• **SOURCE DATA**:
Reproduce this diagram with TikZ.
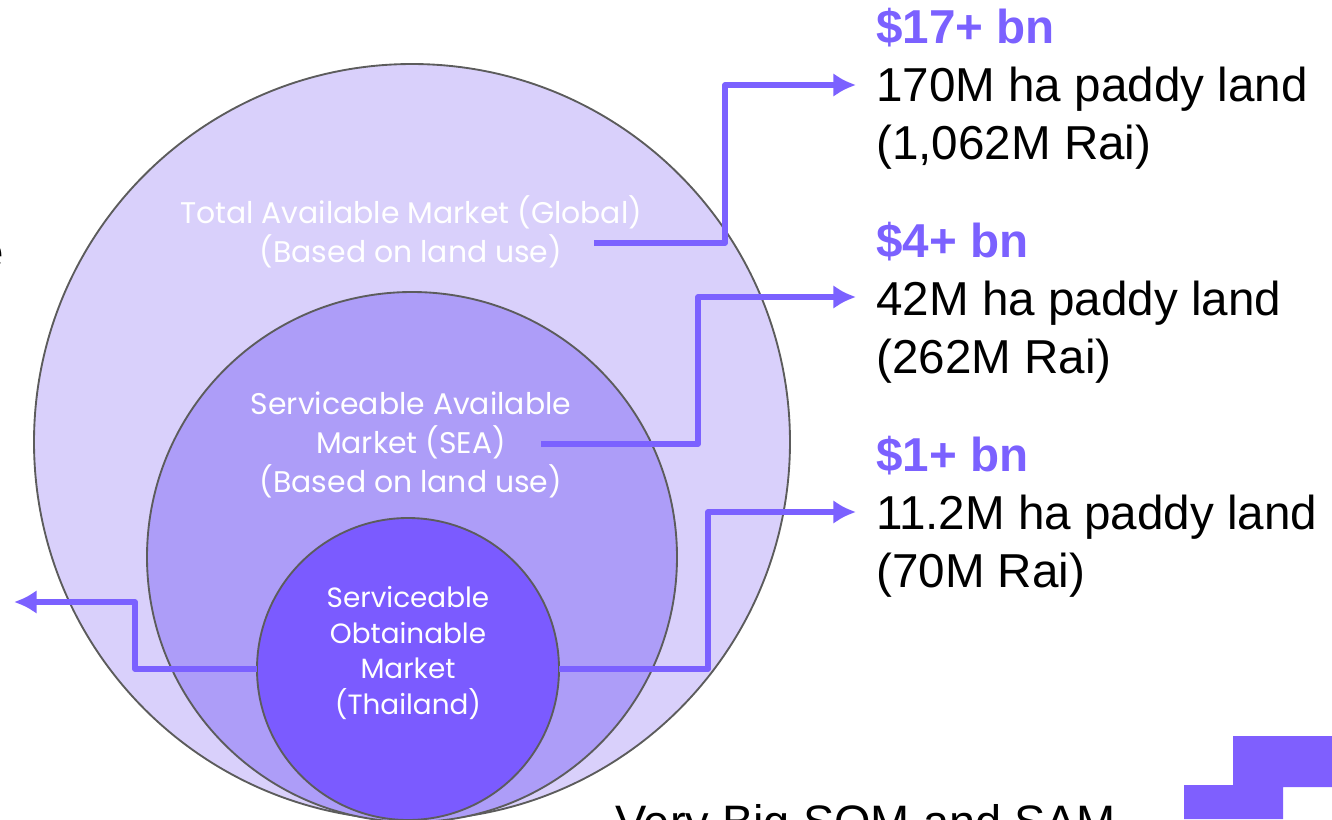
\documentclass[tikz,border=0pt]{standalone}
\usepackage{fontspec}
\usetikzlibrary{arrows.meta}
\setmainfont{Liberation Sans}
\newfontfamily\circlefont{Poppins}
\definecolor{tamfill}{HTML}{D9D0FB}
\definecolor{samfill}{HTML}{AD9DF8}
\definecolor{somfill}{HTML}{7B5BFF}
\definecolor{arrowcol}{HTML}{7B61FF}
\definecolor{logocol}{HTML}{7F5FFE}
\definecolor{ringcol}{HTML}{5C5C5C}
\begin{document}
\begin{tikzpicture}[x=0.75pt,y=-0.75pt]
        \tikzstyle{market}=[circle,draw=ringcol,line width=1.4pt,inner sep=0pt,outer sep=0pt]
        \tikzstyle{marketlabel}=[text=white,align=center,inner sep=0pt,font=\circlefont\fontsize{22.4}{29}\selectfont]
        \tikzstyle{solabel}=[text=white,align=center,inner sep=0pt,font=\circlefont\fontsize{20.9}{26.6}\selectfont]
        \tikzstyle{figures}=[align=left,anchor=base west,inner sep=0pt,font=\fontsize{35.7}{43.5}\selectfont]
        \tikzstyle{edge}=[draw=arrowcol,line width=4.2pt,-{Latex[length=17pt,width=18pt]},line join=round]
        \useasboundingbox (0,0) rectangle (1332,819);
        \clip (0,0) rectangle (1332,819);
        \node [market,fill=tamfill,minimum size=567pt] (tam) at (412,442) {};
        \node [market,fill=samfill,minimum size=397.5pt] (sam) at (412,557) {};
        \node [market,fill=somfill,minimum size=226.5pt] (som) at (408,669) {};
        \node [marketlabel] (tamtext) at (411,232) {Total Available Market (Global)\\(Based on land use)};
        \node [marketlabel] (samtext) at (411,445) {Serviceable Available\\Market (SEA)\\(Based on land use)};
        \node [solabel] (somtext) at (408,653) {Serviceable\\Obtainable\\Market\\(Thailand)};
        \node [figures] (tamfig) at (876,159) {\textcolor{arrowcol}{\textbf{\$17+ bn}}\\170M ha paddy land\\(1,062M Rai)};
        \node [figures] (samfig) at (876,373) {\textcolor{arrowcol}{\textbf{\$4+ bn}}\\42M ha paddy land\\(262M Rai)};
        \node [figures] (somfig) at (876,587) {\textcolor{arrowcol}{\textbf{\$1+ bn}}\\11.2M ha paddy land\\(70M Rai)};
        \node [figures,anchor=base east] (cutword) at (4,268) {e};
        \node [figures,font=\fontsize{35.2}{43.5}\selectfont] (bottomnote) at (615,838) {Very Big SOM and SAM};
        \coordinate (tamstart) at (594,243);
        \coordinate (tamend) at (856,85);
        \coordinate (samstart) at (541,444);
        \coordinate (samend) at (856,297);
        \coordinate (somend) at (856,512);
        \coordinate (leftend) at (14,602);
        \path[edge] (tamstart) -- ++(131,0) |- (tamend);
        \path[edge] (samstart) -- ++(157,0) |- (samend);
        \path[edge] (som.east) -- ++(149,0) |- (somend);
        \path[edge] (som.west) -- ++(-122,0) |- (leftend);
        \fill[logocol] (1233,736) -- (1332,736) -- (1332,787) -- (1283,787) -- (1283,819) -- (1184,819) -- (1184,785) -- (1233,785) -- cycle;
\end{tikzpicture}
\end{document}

• **EXERCISE AIM**:
Retype the whole listing exactly and leave the pictures out.

• **WRITTEN RESPONSE**:
Reproduce this diagram with TikZ.
\documentclass[tikz,border=0pt]{standalone}
\usepackage{fontspec}
\usetikzlibrary{arrows.meta}
\setmainfont{Liberation Sans}
\newfontfamily\circlefont{Poppins}
\definecolor{tamfill}{HTML}{D9D0FB}
\definecolor{samfill}{HTML}{AD9DF8}
\definecolor{somfill}{HTML}{7B5BFF}
\definecolor{arrowcol}{HTML}{7B61FF}
\definecolor{logocol}{HTML}{7F5FFE}
\definecolor{ringcol}{HTML}{5C5C5C}
\begin{document}
\begin{tikzpicture}[x=0.75pt,y=-0.75pt]
        \tikzstyle{market}=[circle,draw=ringcol,line width=1.4pt,inner sep=0pt,outer sep=0pt]
        \tikzstyle{marketlabel}=[text=white,align=center,inner sep=0pt,font=\circlefont\fontsize{22.4}{29}\selectfont]
        \tikzstyle{solabel}=[text=white,align=center,inner sep=0pt,font=\circlefont\fontsize{20.9}{26.6}\selectfont]
        \tikzstyle{figures}=[align=left,anchor=base west,inner sep=0pt,font=\fontsize{35.7}{43.5}\selectfont]
        \tikzstyle{edge}=[draw=arrowcol,line width=4.2pt,-{Latex[length=17pt,width=18pt]},line join=round]
        \useasboundingbox (0,0) rectangle (1332,819);
        \clip (0,0) rectangle (1332,819);
        \node [market,fill=tamfill,minimum size=567pt] (tam) at (412,442) {};
        \node [market,fill=samfill,minimum size=397.5pt] (sam) at (412,557) {};
        \node [market,fill=somfill,minimum size=226.5pt] (som) at (408,669) {};
        \node [marketlabel] (tamtext) at (411,232) {Total Available Market (Global)\\(Based on land use)};
        \node [marketlabel] (samtext) at (411,445) {Serviceable Available\\Market (SEA)\\(Based on land use)};
        \node [solabel] (somtext) at (408,653) {Serviceable\\Obtainable\\Market\\(Thailand)};
        \node [figures] (tamfig) at (876,159) {\textcolor{arrowcol}{\textbf{\$17+ bn}}\\170M ha paddy land\\(1,062M Rai)};
        \node [figures] (samfig) at (876,373) {\textcolor{arrowcol}{\textbf{\$4+ bn}}\\42M ha paddy land\\(262M Rai)};
        \node [figures] (somfig) at (876,587) {\textcolor{arrowcol}{\textbf{\$1+ bn}}\\11.2M ha paddy land\\(70M Rai)};
        \node [figures,anchor=base east] (cutword) at (4,268) {e};
        \node [figures,font=\fontsize{35.2}{43.5}\selectfont] (bottomnote) at (615,838) {Very Big SOM and SAM};
        \coordinate (tamstart) at (594,243);
        \coordinate (tamend) at (856,85);
        \coordinate (samstart) at (541,444);
        \coordinate (samend) at (856,297);
        \coordinate (somend) at (856,512);
        \coordinate (leftend) at (14,602);
        \path[edge] (tamstart) -- ++(131,0) |- (tamend);
        \path[edge] (samstart) -- ++(157,0) |- (samend);
        \path[edge] (som.east) -- ++(149,0) |- (somend);
        \path[edge] (som.west) -- ++(-122,0) |- (leftend);
        \fill[logocol] (1233,736) -- (1332,736) -- (1332,787) -- (1283,787) -- (1283,819) -- (1184,819) -- (1184,785) -- (1233,785) -- cycle;
\end{tikzpicture}
\end{document}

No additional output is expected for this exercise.